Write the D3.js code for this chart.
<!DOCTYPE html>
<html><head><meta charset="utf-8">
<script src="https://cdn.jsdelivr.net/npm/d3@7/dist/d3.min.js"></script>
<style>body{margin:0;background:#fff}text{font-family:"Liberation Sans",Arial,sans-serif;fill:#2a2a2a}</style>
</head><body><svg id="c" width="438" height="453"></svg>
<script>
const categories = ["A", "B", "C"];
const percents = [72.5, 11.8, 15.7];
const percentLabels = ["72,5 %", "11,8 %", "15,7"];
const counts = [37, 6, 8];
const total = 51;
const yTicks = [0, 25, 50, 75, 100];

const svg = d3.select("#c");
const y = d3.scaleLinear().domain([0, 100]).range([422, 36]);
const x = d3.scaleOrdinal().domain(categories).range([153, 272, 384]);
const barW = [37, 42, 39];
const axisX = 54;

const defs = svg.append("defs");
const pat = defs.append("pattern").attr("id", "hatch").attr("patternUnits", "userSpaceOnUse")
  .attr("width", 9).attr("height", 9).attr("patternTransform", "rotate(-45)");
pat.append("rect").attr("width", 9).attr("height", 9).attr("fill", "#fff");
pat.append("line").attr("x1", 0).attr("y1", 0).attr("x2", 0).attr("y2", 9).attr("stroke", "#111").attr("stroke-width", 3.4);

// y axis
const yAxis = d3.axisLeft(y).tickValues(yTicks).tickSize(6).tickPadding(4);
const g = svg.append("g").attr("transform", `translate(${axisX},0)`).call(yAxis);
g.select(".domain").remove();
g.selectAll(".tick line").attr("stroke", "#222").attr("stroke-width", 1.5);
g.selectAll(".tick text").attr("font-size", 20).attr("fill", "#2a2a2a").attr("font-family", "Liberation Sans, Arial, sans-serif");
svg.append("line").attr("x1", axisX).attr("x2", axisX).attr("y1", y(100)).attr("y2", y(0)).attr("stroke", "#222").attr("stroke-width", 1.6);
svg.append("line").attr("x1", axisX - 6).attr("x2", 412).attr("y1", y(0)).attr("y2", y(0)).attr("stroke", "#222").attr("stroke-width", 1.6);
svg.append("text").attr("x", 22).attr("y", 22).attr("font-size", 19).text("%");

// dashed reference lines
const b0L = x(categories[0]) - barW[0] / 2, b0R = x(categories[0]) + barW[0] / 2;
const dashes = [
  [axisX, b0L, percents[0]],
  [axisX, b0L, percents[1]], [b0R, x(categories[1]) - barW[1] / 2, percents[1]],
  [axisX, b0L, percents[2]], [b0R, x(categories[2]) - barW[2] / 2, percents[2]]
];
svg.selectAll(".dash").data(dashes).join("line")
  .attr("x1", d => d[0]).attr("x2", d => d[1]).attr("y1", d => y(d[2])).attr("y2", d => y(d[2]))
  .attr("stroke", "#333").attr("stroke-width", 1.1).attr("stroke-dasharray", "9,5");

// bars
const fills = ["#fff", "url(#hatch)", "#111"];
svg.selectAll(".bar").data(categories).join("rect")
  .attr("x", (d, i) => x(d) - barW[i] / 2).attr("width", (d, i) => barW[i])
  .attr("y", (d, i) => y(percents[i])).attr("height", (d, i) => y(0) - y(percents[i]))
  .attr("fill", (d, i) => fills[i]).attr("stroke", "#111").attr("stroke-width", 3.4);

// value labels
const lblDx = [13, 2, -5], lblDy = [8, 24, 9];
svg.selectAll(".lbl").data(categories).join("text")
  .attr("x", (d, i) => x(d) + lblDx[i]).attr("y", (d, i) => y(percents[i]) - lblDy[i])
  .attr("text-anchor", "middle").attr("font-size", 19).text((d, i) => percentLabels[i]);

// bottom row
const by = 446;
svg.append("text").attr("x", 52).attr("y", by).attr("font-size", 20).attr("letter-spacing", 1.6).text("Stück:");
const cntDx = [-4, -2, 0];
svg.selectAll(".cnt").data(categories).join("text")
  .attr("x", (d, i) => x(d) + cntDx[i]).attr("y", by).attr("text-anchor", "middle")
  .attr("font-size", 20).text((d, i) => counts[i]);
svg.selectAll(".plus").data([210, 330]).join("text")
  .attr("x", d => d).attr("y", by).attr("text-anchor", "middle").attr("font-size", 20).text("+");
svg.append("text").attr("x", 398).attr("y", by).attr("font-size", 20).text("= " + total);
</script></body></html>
+ + + +
Quote the data above verbatim from its first line to the line that includes "const axisX = 54;", with both boundary lines retained.

Write the D3.js code for this chart.
<!DOCTYPE html>
<html><head><meta charset="utf-8">
<script src="https://cdn.jsdelivr.net/npm/d3@7/dist/d3.min.js"></script>
<style>body{margin:0;background:#fff}text{font-family:"Liberation Sans",Arial,sans-serif;fill:#2a2a2a}</style>
</head><body><svg id="c" width="438" height="453"></svg>
<script>
const categories = ["A", "B", "C"];
const percents = [72.5, 11.8, 15.7];
const percentLabels = ["72,5 %", "11,8 %", "15,7"];
const counts = [37, 6, 8];
const total = 51;
const yTicks = [0, 25, 50, 75, 100];

const svg = d3.select("#c");
const y = d3.scaleLinear().domain([0, 100]).range([422, 36]);
const x = d3.scaleOrdinal().domain(categories).range([153, 272, 384]);
const barW = [37, 42, 39];
const axisX = 54;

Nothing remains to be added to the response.